The last third of The Browns of California retraces Jerry Brown’s time in the political wilderness—the doomed 1992 presidential campaign, the stint at the head of the California Democratic Party, a gig as a talk-radio host. Pat Brown died in 1996, and the next year, Jerry announced his candidacy to be mayor of Oakland. In ’99, he took office in Oakland and experienced a political reawakening. Ironically, he found himself fighting laws that he had created as governor.
He vowed to bring 10,000 people to downtown Oakland. He got involved in potholes and karaoke permits. He was a common sight on the streets with his dog, Dharma. The move from philosopher king of Sacramento to pragmatic mayor of Oakland invigorated him.
The other X-factor that transformed Brown was Anne Gust, the retail executive who became his wife in 2005. Gust provided a counterbalance to his harsher political instincts. Oakland and Anne rounded off Brown’s rougher edges, according to Pawel, and made him more of a practical and effective politician.
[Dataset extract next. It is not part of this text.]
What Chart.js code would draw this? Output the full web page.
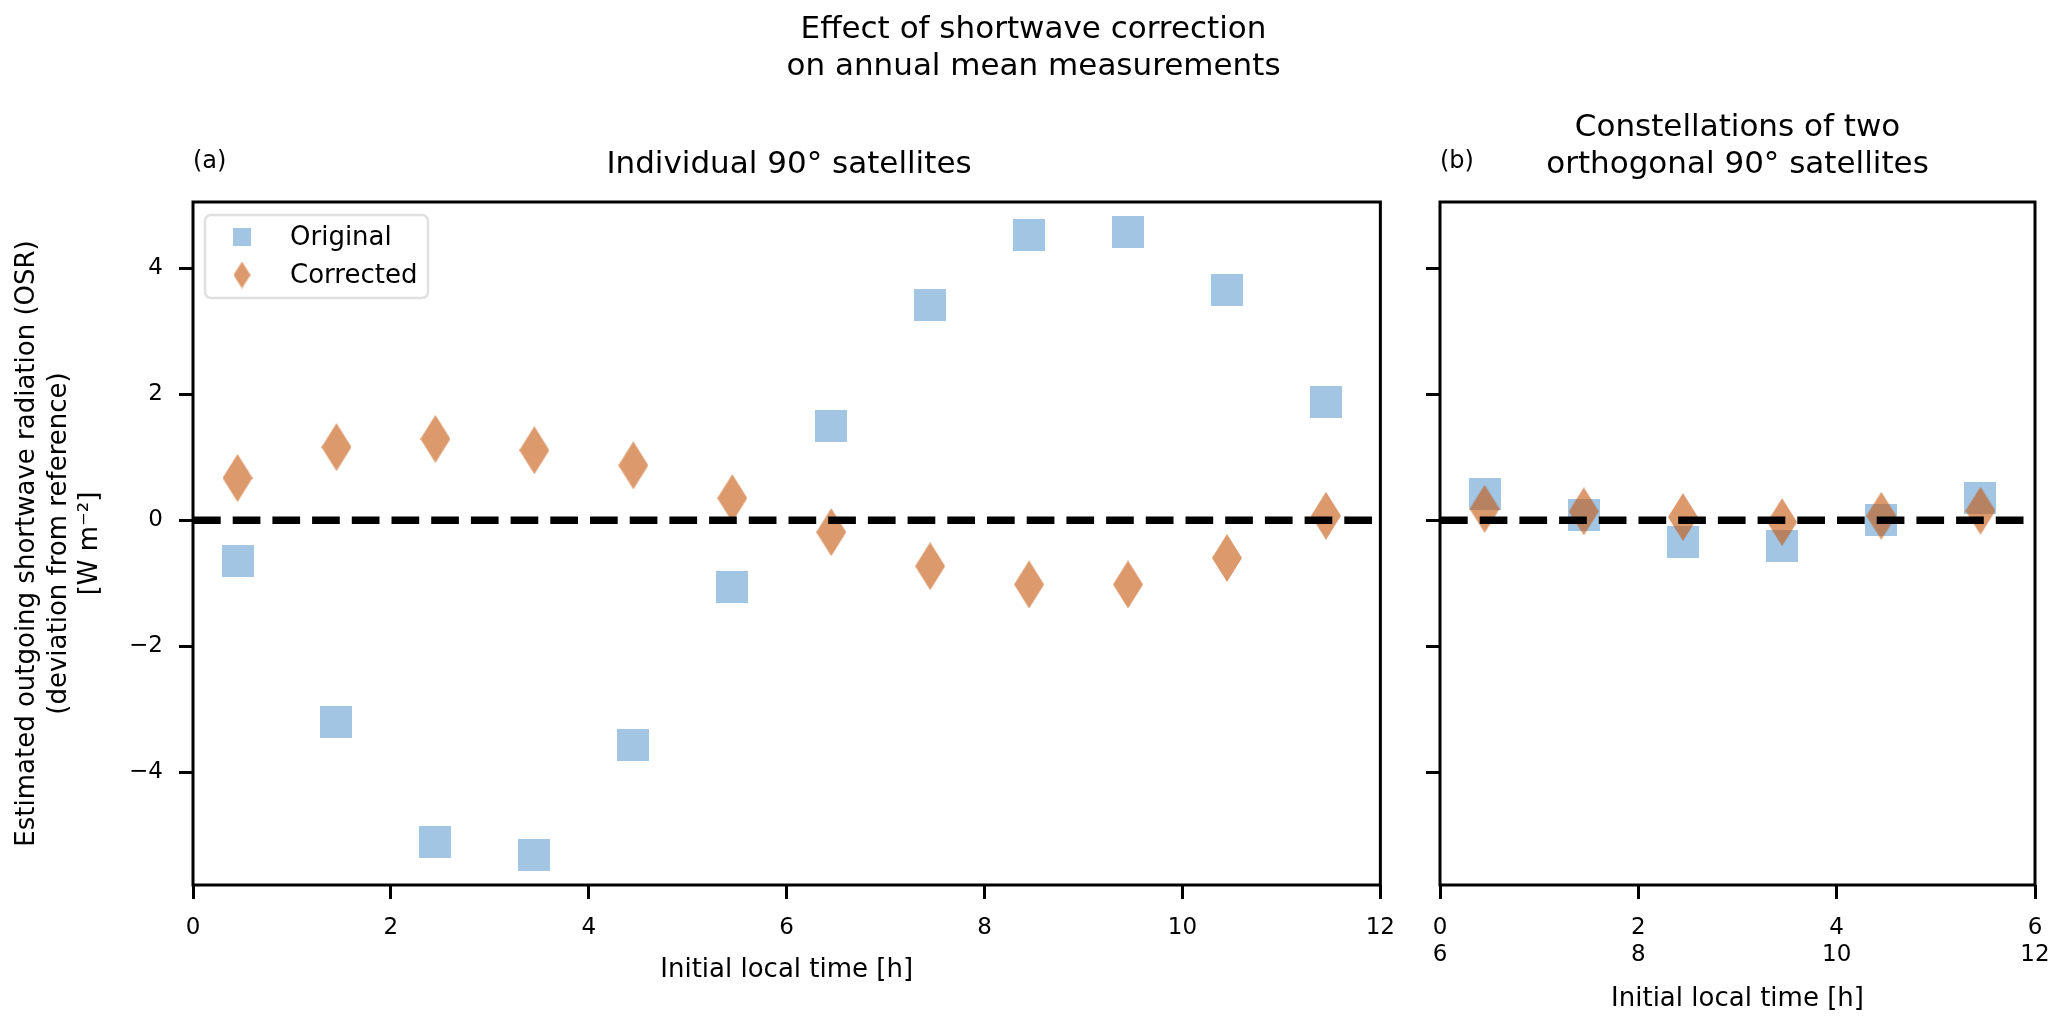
<!DOCTYPE html>
<html>
<head>
<meta charset="utf-8">
<script src="https://cdn.jsdelivr.net/npm/chart.js@4.4.1/dist/chart.umd.min.js"></script>
<style>
  html, body { margin: 0; padding: 0; background: #fff; }
  #fig { position: relative; width: 2067px; height: 1029px; overflow: hidden; font-family: 'DejaVu Sans', sans-serif; color: #000; }
  .box { position: absolute; top: 0; height: 1029px; }
  .txt { position: absolute; white-space: nowrap; }
  .big { font-size: 31px; line-height: 37px; text-align: center; }
  .tag { font-size: 24px; line-height: 29px; }
</style>
</head>
<body>
<div id="fig">
  <div class="box" id="box-a" style="left:0; width:1410px;"><canvas id="chart-a"></canvas></div>
  <div class="box" id="box-b" style="left:1410px; width:657px;"><canvas id="chart-b"></canvas></div>

  <div class="txt big" style="left:0; width:2067px; top:9px;">Effect of shortwave correction<br>on annual mean measurements</div>
  <div class="txt tag" style="left:193px; top:146px;">(a)</div>
  <div class="txt big" style="left:193px; width:1192px; top:144px;">Individual 90° satellites</div>
  <div class="txt tag" style="left:1440px; top:146px;">(b)</div>
  <div class="txt big" style="left:1440px; width:595px; top:107px;">Constellations of two<br>orthogonal 90° satellites</div>
</div>

<script>
(function () {
  'use strict';

  // Panel (a): individual satellites, initial local time [h]
  const hoursA = [0.45, 1.45, 2.45, 3.45, 4.45, 5.45, 6.45, 7.45, 8.45, 9.45, 10.45, 11.45];
  const originalA = [-0.64, -3.2, -5.1, -5.31, -3.57, -1.06, 1.49, 3.42, 4.52, 4.57, 3.66, 1.88];
  const correctedA = [0.67, 1.16, 1.29, 1.11, 0.87, 0.35, -0.19, -0.73, -1.02, -1.02, -0.6, 0.07];

  // Panel (b): constellations of two orthogonal satellites
  const hoursB = [0.45, 1.45, 2.45, 3.45, 4.45, 5.45];
  const originalB = [0.41, 0.08, -0.35, -0.41, 0.0, 0.36];
  const correctedB = [0.18, 0.14, 0.05, -0.03, 0.07, 0.15];

  // Axis ranges and ticks
  const xRangeA = [0, 12];
  const xRangeB = [0, 6];
  const yRange = [-5.79, 5.05];
  const xStep = 2;
  const yStep = 2;
  const secondClockOffset = 6; // second tick row of panel (b)
  const refLevel = 0;

  const seriesNames = ['Original', 'Corrected'];
  const yTitle = ['Estimated outgoing shortwave radiation (OSR)', '(deviation from reference)', '[W m\u207B\u00B2]'];
  const xTitle = 'Initial local time [h]';

  const SQUARE_COLOR = '#a1c5e3';
  const DIAMOND_COLOR = 'rgba(196, 85, 10, 0.6)';
  const FONT = 'DejaVu Sans';
  const AXIS_LW = 3;

  Chart.defaults.font.family = FONT;
  Chart.defaults.color = '#000';

  function makeSquare(side, color) {
    const c = document.createElement('canvas');
    c.width = side; c.height = side;
    const g = c.getContext('2d');
    g.fillStyle = color;
    g.fillRect(0, 0, side, side);
    return c;
  }

  function makeDiamond(w, h, color) {
    const c = document.createElement('canvas');
    c.width = w; c.height = h;
    const g = c.getContext('2d');
    g.fillStyle = color;
    g.beginPath();
    g.moveTo(w / 2, 0);
    g.lineTo(w, h / 2);
    g.lineTo(w / 2, h);
    g.lineTo(0, h / 2);
    g.closePath();
    g.fill();
    return c;
  }

  const squareMark = makeSquare(32, SQUARE_COLOR);
  const diamondMark = makeDiamond(30, 48, DIAMOND_COLOR);
  const squareLegend = makeSquare(18, SQUARE_COLOR);
  const diamondLegend = makeDiamond(17, 27, DIAMOND_COLOR);

  function points(xs, ys) {
    return xs.map((x, i) => ({ x: x, y: ys[i] }));
  }

  function minus(v) {
    return String(v).replace('-', '\u2212');
  }

  // spines on all four sides
  const framePlugin = {
    id: 'frame',
    afterDatasetsDraw(chart) {
      const a = chart.chartArea;
      const ctx = chart.ctx;
      ctx.save();
      ctx.strokeStyle = '#000';
      ctx.lineWidth = AXIS_LW;
      ctx.strokeRect(a.left, a.top, a.right - a.left, a.bottom - a.top);
      ctx.restore();
    }
  };

  // matplotlib-like legend inside upper left corner
  const innerLegend = {
    id: 'innerLegend',
    afterDraw(chart, args, opts) {
      if (!opts.show) return;
      const a = chart.chartArea;
      const ctx = chart.ctx;
      const x0 = a.left + 12, y0 = a.top + 13, w = 223, h = 83, r = 6;
      ctx.save();
      ctx.beginPath();
      ctx.roundRect(x0, y0, w, h, r);
      ctx.fillStyle = 'rgba(255,255,255,0.8)';
      ctx.fill();
      ctx.lineWidth = 2.5;
      ctx.strokeStyle = '#e0e0e0';
      ctx.stroke();
      const marks = [squareLegend, diamondLegend];
      const rows = [y0 + 22, y0 + 60];
      ctx.font = '26px "' + FONT + '"';
      ctx.fillStyle = '#000';
      ctx.textBaseline = 'middle';
      seriesNames.forEach((name, i) => {
        const m = marks[i];
        ctx.drawImage(m, x0 + 37 - m.width / 2, rows[i] - m.height / 2);
        ctx.fillText(name, x0 + 85, rows[i] + 1);
      });
      ctx.restore();
    }
  };

  function tickGrid() {
    return {
      drawOnChartArea: false,
      drawTicks: true,
      tickLength: 14,
      tickWidth: AXIS_LW,
      tickColor: '#000'
    };
  }

  function buildChart(canvasId, cfg) {
    return new Chart(document.getElementById(canvasId), {
      type: 'scatter',
      data: {
        datasets: [
          {
            type: 'line',
            label: 'reference',
            data: [{ x: cfg.xRange[0], y: refLevel }, { x: cfg.xRange[1], y: refLevel }],
            borderColor: '#000',
            borderWidth: 7.5,
            borderDash: [27.7, 12],
            pointRadius: 0,
            fill: false,
            order: 0
          },
          {
            label: seriesNames[1],
            data: points(cfg.hours, cfg.corrected),
            pointStyle: diamondMark,
            pointRadius: 15,
            order: 1
          },
          {
            label: seriesNames[0],
            data: points(cfg.hours, cfg.original),
            pointStyle: squareMark,
            pointRadius: 16,
            order: 2
          }
        ]
      },
      options: {
        responsive: true,
        maintainAspectRatio: false,
        animation: false,
        events: [],
        layout: { padding: cfg.padding },
        plugins: {
          legend: { display: false },
          tooltip: { enabled: false },
          innerLegend: { show: cfg.legend }
        },
        scales: {
          x: {
            type: 'linear',
            min: cfg.xRange[0],
            max: cfg.xRange[1],
            border: { display: false },
            grid: tickGrid(),
            ticks: {
              stepSize: xStep,
              padding: 15,
              maxRotation: 0,
              font: { size: 23 },
              color: '#000',
              callback: cfg.xLabel
            },
            title: {
              display: true,
              text: xTitle,
              font: { size: 26 },
              color: '#000',
              padding: { top: 0, bottom: cfg.xTitlePad }
            },
            afterFit(s) { s.height = 144; }
          },
          y: {
            type: 'linear',
            min: yRange[0],
            max: yRange[1],
            border: { display: false },
            grid: tickGrid(),
            ticks: {
              stepSize: yStep,
              includeBounds: false,
              padding: 16,
              font: { size: 23 },
              color: '#000',
              callback: cfg.yLabel
            },
            title: {
              display: cfg.yTitle,
              text: yTitle,
              font: { size: 26 },
              color: '#000',
              padding: { top: 12, bottom: 0 }
            },
            afterFit(s) { s.width = cfg.yWidth; }
          }
        }
      },
      plugins: [framePlugin, innerLegend]
    });
  }

  buildChart('chart-a', {
    hours: hoursA,
    original: originalA,
    corrected: correctedA,
    xRange: xRangeA,
    padding: { top: 202, right: 25, bottom: 0, left: 0 },
    yWidth: 193,
    yTitle: true,
    legend: true,
    xTitlePad: 43,
    xLabel: (v) => minus(v),
    yLabel: (v) => minus(v)
  });

  buildChart('chart-b', {
    hours: hoursB,
    original: originalB,
    corrected: correctedB,
    xRange: xRangeB,
    padding: { top: 202, right: 32, bottom: 0, left: 0 },
    yWidth: 30,
    yTitle: false,
    legend: false,
    xTitlePad: 14,
    xLabel: (v) => [String(v), String(v + secondClockOffset)],
    yLabel: () => ''
  });
})();
</script>
</body>
</html>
In a remarkable turn of events to which we’ve all been witness, Jerry Brown then got a second bite at the apple, becoming governor again in 2010. Instantly he became a trivia question, as both the youngest California governor since the Civil War, and the oldest one ever.
Brown came into office ready to wrestle with the state’s chaotic finances and take on its dysfunctional penal system. He proved to be more moderate than many of his liberal supporters had hoped, but turned around a huge state deficit—thanks in large part to Democratic supermajorities and revenue-friendly ballot measures. Pat Brown didn’t survive to see his son’s second ascent to the governor’s office—the older Brown would have found the second Jerry Brown administration much more comprehensible than the first. But time has run out for Jerry Brown and the Brown family dynasty. He has mastered the art of politics just when it’s time to leave the stage.